## Begin RAW DATA
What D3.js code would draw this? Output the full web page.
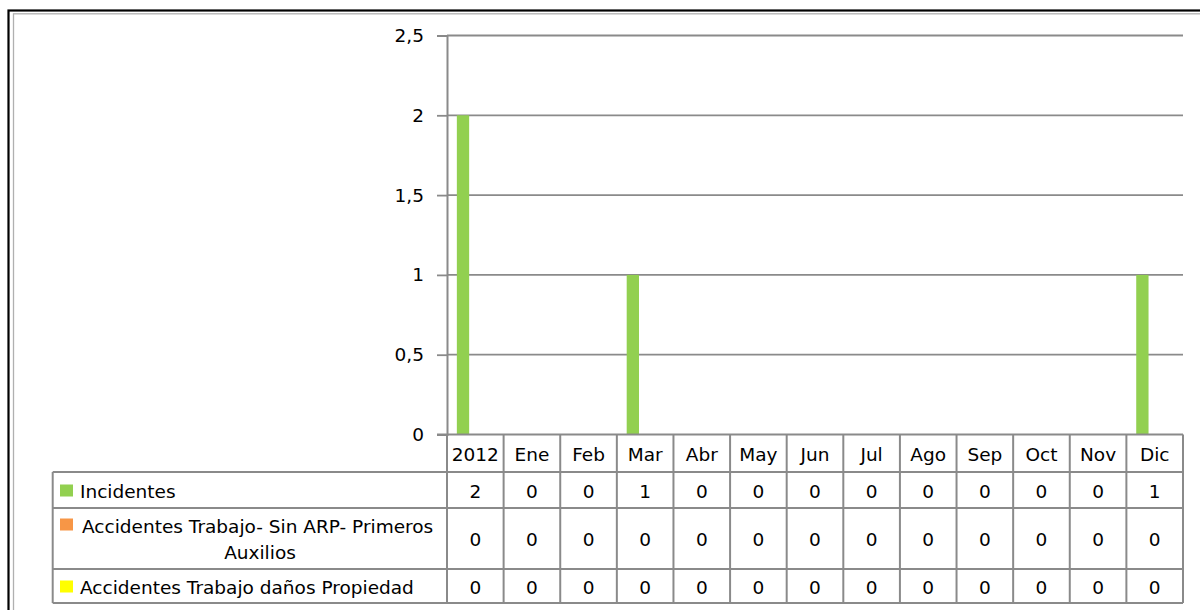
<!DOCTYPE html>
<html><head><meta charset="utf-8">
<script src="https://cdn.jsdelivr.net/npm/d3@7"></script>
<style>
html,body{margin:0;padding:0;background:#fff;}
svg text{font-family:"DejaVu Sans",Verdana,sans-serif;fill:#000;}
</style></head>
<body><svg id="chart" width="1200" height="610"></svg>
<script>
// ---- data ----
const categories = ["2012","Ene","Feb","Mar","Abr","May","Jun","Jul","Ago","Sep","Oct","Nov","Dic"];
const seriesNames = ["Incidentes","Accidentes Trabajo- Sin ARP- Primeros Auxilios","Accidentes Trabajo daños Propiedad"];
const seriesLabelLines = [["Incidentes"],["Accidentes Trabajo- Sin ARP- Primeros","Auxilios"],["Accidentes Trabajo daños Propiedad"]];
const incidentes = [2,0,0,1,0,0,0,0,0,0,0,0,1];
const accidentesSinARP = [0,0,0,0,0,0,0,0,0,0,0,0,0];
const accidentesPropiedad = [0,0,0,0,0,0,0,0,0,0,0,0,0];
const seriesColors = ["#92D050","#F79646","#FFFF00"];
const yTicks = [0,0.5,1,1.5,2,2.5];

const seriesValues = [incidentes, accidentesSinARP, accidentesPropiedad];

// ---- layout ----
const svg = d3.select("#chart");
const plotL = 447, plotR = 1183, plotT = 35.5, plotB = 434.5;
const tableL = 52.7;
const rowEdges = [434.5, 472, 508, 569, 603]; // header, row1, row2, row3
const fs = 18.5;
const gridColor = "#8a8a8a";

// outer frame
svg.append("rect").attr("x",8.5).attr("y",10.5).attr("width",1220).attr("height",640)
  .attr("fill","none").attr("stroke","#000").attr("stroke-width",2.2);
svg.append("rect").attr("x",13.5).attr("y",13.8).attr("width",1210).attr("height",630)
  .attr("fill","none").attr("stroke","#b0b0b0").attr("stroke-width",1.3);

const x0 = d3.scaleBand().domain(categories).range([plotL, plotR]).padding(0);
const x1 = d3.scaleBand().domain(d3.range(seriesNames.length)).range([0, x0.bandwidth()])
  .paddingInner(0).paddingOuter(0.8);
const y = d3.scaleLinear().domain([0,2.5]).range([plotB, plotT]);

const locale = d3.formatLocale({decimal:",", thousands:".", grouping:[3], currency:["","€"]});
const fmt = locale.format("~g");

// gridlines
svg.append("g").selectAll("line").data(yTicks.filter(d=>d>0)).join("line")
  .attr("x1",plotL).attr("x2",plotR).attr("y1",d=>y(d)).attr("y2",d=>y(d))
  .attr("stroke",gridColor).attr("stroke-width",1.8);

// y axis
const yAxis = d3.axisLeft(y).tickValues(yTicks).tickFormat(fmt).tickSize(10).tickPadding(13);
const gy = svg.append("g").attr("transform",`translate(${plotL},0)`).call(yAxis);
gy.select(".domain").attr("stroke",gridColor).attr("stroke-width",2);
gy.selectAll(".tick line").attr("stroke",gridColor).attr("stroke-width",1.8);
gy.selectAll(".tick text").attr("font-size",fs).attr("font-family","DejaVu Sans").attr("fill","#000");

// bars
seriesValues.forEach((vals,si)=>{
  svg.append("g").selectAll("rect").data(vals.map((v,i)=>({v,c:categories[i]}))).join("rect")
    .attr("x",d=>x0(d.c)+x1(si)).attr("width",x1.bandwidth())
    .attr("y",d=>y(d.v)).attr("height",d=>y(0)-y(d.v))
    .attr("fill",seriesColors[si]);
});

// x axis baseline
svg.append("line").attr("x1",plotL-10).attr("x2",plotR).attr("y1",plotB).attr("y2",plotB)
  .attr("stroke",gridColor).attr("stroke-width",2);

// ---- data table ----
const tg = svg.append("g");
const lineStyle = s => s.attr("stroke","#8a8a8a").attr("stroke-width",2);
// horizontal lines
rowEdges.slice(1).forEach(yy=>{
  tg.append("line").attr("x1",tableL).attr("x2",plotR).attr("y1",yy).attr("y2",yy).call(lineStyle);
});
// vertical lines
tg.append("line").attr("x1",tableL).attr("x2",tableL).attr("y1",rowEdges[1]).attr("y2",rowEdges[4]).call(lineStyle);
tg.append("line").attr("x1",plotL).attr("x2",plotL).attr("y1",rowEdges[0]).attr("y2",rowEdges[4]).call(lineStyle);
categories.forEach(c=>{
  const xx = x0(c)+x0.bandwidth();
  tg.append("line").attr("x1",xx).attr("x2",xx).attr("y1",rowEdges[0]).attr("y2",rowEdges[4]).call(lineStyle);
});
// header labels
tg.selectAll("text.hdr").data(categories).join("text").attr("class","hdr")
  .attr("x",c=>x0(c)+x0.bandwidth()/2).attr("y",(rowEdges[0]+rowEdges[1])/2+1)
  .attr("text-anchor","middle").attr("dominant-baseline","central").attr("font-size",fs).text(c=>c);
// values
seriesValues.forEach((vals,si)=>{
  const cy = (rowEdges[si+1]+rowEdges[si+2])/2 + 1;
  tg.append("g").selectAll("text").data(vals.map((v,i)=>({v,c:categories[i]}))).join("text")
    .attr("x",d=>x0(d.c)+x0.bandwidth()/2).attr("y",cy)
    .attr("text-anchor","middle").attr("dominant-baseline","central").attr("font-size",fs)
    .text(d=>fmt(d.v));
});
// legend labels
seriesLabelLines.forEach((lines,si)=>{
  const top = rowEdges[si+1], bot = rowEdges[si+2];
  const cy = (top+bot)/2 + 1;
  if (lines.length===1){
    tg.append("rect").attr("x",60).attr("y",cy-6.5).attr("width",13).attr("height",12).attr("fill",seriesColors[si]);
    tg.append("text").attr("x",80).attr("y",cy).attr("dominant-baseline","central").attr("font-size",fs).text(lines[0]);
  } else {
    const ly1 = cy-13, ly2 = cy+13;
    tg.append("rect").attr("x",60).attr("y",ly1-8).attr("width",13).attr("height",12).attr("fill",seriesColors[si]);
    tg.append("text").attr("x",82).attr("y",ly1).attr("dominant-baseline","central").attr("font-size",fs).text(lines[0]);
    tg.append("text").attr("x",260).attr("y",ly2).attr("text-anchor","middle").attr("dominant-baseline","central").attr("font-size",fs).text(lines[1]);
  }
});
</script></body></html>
## End RAW DATA
Copy out every line of the material above exactly, skipping the pictures.

**RESULT FOR THIS EXERCISE**:
What D3.js code would draw this? Output the full web page.
<!DOCTYPE html>
<html><head><meta charset="utf-8">
<script src="https://cdn.jsdelivr.net/npm/d3@7"></script>
<style>
html,body{margin:0;padding:0;background:#fff;}
svg text{font-family:"DejaVu Sans",Verdana,sans-serif;fill:#000;}
</style></head>
<body><svg id="chart" width="1200" height="610"></svg>
<script>
// ---- data ----
const categories = ["2012","Ene","Feb","Mar","Abr","May","Jun","Jul","Ago","Sep","Oct","Nov","Dic"];
const seriesNames = ["Incidentes","Accidentes Trabajo- Sin ARP- Primeros Auxilios","Accidentes Trabajo daños Propiedad"];
const seriesLabelLines = [["Incidentes"],["Accidentes Trabajo- Sin ARP- Primeros","Auxilios"],["Accidentes Trabajo daños Propiedad"]];
const incidentes = [2,0,0,1,0,0,0,0,0,0,0,0,1];
const accidentesSinARP = [0,0,0,0,0,0,0,0,0,0,0,0,0];
const accidentesPropiedad = [0,0,0,0,0,0,0,0,0,0,0,0,0];
const seriesColors = ["#92D050","#F79646","#FFFF00"];
const yTicks = [0,0.5,1,1.5,2,2.5];

const seriesValues = [incidentes, accidentesSinARP, accidentesPropiedad];

// ---- layout ----
const svg = d3.select("#chart");
const plotL = 447, plotR = 1183, plotT = 35.5, plotB = 434.5;
const tableL = 52.7;
const rowEdges = [434.5, 472, 508, 569, 603]; // header, row1, row2, row3
const fs = 18.5;
const gridColor = "#8a8a8a";

// outer frame
svg.append("rect").attr("x",8.5).attr("y",10.5).attr("width",1220).attr("height",640)
  .attr("fill","none").attr("stroke","#000").attr("stroke-width",2.2);
svg.append("rect").attr("x",13.5).attr("y",13.8).attr("width",1210).attr("height",630)
  .attr("fill","none").attr("stroke","#b0b0b0").attr("stroke-width",1.3);

const x0 = d3.scaleBand().domain(categories).range([plotL, plotR]).padding(0);
const x1 = d3.scaleBand().domain(d3.range(seriesNames.length)).range([0, x0.bandwidth()])
  .paddingInner(0).paddingOuter(0.8);
const y = d3.scaleLinear().domain([0,2.5]).range([plotB, plotT]);

const locale = d3.formatLocale({decimal:",", thousands:".", grouping:[3], currency:["","€"]});
const fmt = locale.format("~g");

// gridlines
svg.append("g").selectAll("line").data(yTicks.filter(d=>d>0)).join("line")
  .attr("x1",plotL).attr("x2",plotR).attr("y1",d=>y(d)).attr("y2",d=>y(d))
  .attr("stroke",gridColor).attr("stroke-width",1.8);

// y axis
const yAxis = d3.axisLeft(y).tickValues(yTicks).tickFormat(fmt).tickSize(10).tickPadding(13);
const gy = svg.append("g").attr("transform",`translate(${plotL},0)`).call(yAxis);
gy.select(".domain").attr("stroke",gridColor).attr("stroke-width",2);
gy.selectAll(".tick line").attr("stroke",gridColor).attr("stroke-width",1.8);
gy.selectAll(".tick text").attr("font-size",fs).attr("font-family","DejaVu Sans").attr("fill","#000");

// bars
seriesValues.forEach((vals,si)=>{
  svg.append("g").selectAll("rect").data(vals.map((v,i)=>({v,c:categories[i]}))).join("rect")
    .attr("x",d=>x0(d.c)+x1(si)).attr("width",x1.bandwidth())
    .attr("y",d=>y(d.v)).attr("height",d=>y(0)-y(d.v))
    .attr("fill",seriesColors[si]);
});

// x axis baseline
svg.append("line").attr("x1",plotL-10).attr("x2",plotR).attr("y1",plotB).attr("y2",plotB)
  .attr("stroke",gridColor).attr("stroke-width",2);

// ---- data table ----
const tg = svg.append("g");
const lineStyle = s => s.attr("stroke","#8a8a8a").attr("stroke-width",2);
// horizontal lines
rowEdges.slice(1).forEach(yy=>{
  tg.append("line").attr("x1",tableL).attr("x2",plotR).attr("y1",yy).attr("y2",yy).call(lineStyle);
});
// vertical lines
tg.append("line").attr("x1",tableL).attr("x2",tableL).attr("y1",rowEdges[1]).attr("y2",rowEdges[4]).call(lineStyle);
tg.append("line").attr("x1",plotL).attr("x2",plotL).attr("y1",rowEdges[0]).attr("y2",rowEdges[4]).call(lineStyle);
categories.forEach(c=>{
  const xx = x0(c)+x0.bandwidth();
  tg.append("line").attr("x1",xx).attr("x2",xx).attr("y1",rowEdges[0]).attr("y2",rowEdges[4]).call(lineStyle);
});
// header labels
tg.selectAll("text.hdr").data(categories).join("text").attr("class","hdr")
  .attr("x",c=>x0(c)+x0.bandwidth()/2).attr("y",(rowEdges[0]+rowEdges[1])/2+1)
  .attr("text-anchor","middle").attr("dominant-baseline","central").attr("font-size",fs).text(c=>c);
// values
seriesValues.forEach((vals,si)=>{
  const cy = (rowEdges[si+1]+rowEdges[si+2])/2 + 1;
  tg.append("g").selectAll("text").data(vals.map((v,i)=>({v,c:categories[i]}))).join("text")
    .attr("x",d=>x0(d.c)+x0.bandwidth()/2).attr("y",cy)
    .attr("text-anchor","middle").attr("dominant-baseline","central").attr("font-size",fs)
    .text(d=>fmt(d.v));
});
// legend labels
seriesLabelLines.forEach((lines,si)=>{
  const top = rowEdges[si+1], bot = rowEdges[si+2];
  const cy = (top+bot)/2 + 1;
  if (lines.length===1){
    tg.append("rect").attr("x",60).attr("y",cy-6.5).attr("width",13).attr("height",12).attr("fill",seriesColors[si]);
    tg.append("text").attr("x",80).attr("y",cy).attr("dominant-baseline","central").attr("font-size",fs).text(lines[0]);
  } else {
    const ly1 = cy-13, ly2 = cy+13;
    tg.append("rect").attr("x",60).attr("y",ly1-8).attr("width",13).attr("height",12).attr("fill",seriesColors[si]);
    tg.append("text").attr("x",82).attr("y",ly1).attr("dominant-baseline","central").attr("font-size",fs).text(lines[0]);
    tg.append("text").attr("x",260).attr("y",ly2).attr("text-anchor","middle").attr("dominant-baseline","central").attr("font-size",fs).text(lines[1]);
  }
});
</script></body></html>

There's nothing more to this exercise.